それは、一言で言えば、人を愛する生き方です。主イエスが、「隣人を自分のように愛しなさい」(マタイ22章39節)、「互いに愛し合いなさい」(ヨハネ13章34節)と望まれた生き方です。だから、人間をとる漁師になるとは、人を愛することを意識し、愛を大切にする生き方をするということに他なりません。
 ですから、人を教会に誘い、信仰に導くということも、愛に根ざした思いであり、行動であることが重要です。私たちは、人が信仰を持つことができたら、どんなに幸せか、人生に土台を据えて、悩みや苦しみがあっても、きっと救われながら生きていけると思います。けれども、当然のことですが、それを相手に強いてはなりません。相手の価値観を受け入れ、今現在の生き方を認めることも、また愛だと思うのです。言うなれば、そこが伝道のスタート地点です。相手との対話の中で、その人の事情や悩みを伺うこともあるでしょう。その人が何か救いを願っていると感じることがあるでしょうし、その人があなたのことをクリスチャンだと知って、キリスト教の信仰を求めて来ることもあるでしょう。そういう関係の中で、“相手のために”を思いながら生きていると、神さまが自然と背中を押してくださる機会があるように思います。今こそ、網を打って漁をしなさい、と。

 話は変わりますが、私たちの教会で実習しているI神学生は今日、千葉県八千代市の勝田台教会で礼拝説教の奉仕をしています。実は、そのことにまつわる不思議な出来事がありました。
 私たちの教会の会員であるIKさんの弟さんご夫妻が千葉県に住んでいます。IKさんは時々、そのご家庭に呼ばれて、健康上の悩みや色んなお話を伺っているようです。そんな中で、弟さんご夫妻は、IKさんがクリスチャンだということを知っていて、自分たちも教会に行ってみたい、できれば坂戸いずみ教会に行ってみたいと願うようになられたそうです。けれども、千葉県から通うのではあまりに遠い。それで、近くに通えそうな教会はないかと、私も一緒に考えていました。
 ちょうどそれが、I神学生が千葉県の勝田台教会に伺うタイミングと重なりました。IKさんと同じ教会の神学生ということで親近感が湧くでしょうし、勝田台教会がご自宅の近くにあるといいですね、などと話しながら、調べてみると、何と!勝田台教会は、IKさんの弟さんご夫妻が住んでいる隣りの駅のそばにある教会でした。

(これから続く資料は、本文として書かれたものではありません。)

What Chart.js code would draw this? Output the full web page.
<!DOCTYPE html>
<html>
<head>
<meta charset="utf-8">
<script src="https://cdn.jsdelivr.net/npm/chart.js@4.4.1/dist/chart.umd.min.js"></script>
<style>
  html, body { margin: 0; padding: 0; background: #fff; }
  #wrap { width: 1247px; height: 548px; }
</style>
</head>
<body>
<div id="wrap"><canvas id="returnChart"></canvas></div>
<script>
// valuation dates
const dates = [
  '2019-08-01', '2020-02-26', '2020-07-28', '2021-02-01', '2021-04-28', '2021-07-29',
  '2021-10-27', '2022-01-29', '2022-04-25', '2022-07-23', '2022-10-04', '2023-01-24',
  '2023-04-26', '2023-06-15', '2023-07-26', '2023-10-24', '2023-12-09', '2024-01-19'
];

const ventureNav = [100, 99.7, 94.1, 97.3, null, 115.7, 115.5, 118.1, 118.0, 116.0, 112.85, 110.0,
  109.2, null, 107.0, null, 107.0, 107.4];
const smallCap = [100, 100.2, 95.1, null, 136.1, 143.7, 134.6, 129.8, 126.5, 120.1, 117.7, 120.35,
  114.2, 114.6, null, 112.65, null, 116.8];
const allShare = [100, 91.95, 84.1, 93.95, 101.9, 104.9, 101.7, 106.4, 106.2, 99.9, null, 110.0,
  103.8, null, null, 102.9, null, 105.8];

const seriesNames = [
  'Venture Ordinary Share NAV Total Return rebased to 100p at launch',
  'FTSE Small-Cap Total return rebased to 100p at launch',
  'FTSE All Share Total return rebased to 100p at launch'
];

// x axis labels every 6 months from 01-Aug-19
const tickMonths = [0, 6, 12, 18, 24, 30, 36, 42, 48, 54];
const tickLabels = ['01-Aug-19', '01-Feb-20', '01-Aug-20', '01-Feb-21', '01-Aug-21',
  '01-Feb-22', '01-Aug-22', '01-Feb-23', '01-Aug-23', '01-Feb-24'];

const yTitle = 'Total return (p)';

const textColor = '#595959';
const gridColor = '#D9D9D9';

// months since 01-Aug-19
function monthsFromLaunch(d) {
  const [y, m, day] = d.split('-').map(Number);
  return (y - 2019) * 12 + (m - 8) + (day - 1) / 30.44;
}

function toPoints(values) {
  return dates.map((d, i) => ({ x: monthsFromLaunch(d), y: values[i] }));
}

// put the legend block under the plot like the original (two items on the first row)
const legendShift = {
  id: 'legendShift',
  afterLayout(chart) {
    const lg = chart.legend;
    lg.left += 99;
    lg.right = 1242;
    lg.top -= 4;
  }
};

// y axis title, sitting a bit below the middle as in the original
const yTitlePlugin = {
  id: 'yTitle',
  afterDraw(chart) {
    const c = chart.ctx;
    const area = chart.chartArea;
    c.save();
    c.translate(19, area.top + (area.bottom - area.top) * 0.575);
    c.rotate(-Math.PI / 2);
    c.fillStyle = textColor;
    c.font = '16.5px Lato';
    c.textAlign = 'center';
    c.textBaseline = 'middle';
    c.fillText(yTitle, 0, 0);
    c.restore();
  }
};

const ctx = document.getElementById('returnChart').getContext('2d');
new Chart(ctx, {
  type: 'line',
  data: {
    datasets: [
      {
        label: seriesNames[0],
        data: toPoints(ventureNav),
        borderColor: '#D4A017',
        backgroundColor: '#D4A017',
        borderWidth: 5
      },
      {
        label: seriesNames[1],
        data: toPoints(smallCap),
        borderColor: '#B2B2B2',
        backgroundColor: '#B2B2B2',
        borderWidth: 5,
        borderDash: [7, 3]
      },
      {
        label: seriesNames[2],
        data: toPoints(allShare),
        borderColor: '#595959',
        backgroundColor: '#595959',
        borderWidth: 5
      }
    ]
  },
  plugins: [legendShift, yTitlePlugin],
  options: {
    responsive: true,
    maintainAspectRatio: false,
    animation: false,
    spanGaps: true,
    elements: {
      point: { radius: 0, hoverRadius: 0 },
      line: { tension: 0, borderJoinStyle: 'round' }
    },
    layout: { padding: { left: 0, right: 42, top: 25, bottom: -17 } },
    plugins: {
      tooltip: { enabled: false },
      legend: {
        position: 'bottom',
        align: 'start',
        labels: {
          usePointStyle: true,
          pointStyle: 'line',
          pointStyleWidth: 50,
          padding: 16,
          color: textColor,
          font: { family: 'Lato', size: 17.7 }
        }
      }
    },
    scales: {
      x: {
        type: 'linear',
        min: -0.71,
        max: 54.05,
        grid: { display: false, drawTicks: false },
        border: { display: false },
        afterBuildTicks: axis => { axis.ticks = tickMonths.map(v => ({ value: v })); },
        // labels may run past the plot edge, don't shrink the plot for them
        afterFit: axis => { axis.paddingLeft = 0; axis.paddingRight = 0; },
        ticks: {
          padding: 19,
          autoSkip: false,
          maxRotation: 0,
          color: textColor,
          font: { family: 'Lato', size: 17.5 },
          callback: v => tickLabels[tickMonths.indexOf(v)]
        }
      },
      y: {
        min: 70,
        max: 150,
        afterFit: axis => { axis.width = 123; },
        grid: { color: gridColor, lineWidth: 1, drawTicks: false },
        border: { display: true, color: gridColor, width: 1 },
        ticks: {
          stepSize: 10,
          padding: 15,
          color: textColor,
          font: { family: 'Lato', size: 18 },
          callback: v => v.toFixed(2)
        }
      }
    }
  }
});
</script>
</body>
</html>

この偶然は、まさに神さまのお導きだなぁ、と思いました。その後、連絡を取り合って、今日、そのご夫妻は、I神学生と駅で待ち合わせをして、勝田台教会の礼拝に出席されたことと思います。そんな、すてきな機会を神さまは備えてくださいました。

 今回の出来事のベースとなったものは何だったのでしょうか?私は、IKさんがクリスチャンとして信仰生活を続けて来たことだと思うのです。特別なことをして来たわけではないでしょう。IKさんの方から教会に誘ったわけでもないでしょう。IKさんは、ただ聖書の御(み)言葉を聴きながら、淡々と信仰生活を続けて来た。その生活が、今回の機会を生んだのだと思うのです。
 既に天に召されましたが、藤木正三先生がこう言っておられました。伝道とは、道を伝えて信仰に導くことではない。道は、伝えるものではなく、自分が生きるものだと。人生を生きる道は数多くあるけれど、その中で、煩悩(ぼんのう)にあえぐ私たちがそのままに受け入れられ、生かされて生きる道を生きる。この道以外は選ばない。断固として選ばない。それが伝道だ、と藤木先生は書いておられます(『灰色の断想』「伝道」)。
 信仰の道を生きる。それは、私たちが、どんな時にも神さまに愛されていることを信じて生きることです。愛によって生かされていることを信じて生きることです。そして、自分が神さまに愛されているからこそ、人を愛することを志して生きる生き方です。この道を歩み続けること、この生き方を選び続けることこそ伝道である、伝道のベースであると言うことができます。
 今日の聖書箇所で、主イエスの勧誘に、シモンとアンデレが「すぐに」(18節)従ったとありました。前後の経緯や動機など一切記されておらず、誘う方も従う方も急だな、いきなりだなと思います。
 けれども、今回準備をしながら、「すぐに」という言葉は、信仰の道を選び、生きる“単純さ”“素直さ”“断固さ”“誠実さ”ということではなかろうか、と感じました。
「わたしについて来なさい。人間をとる漁師にしよう」。
この主イエスの招きを受け止めて、神に愛され、人を愛する愛の生き方、信仰の道を、素直に、単純に、誠実に歩いて行きましょう。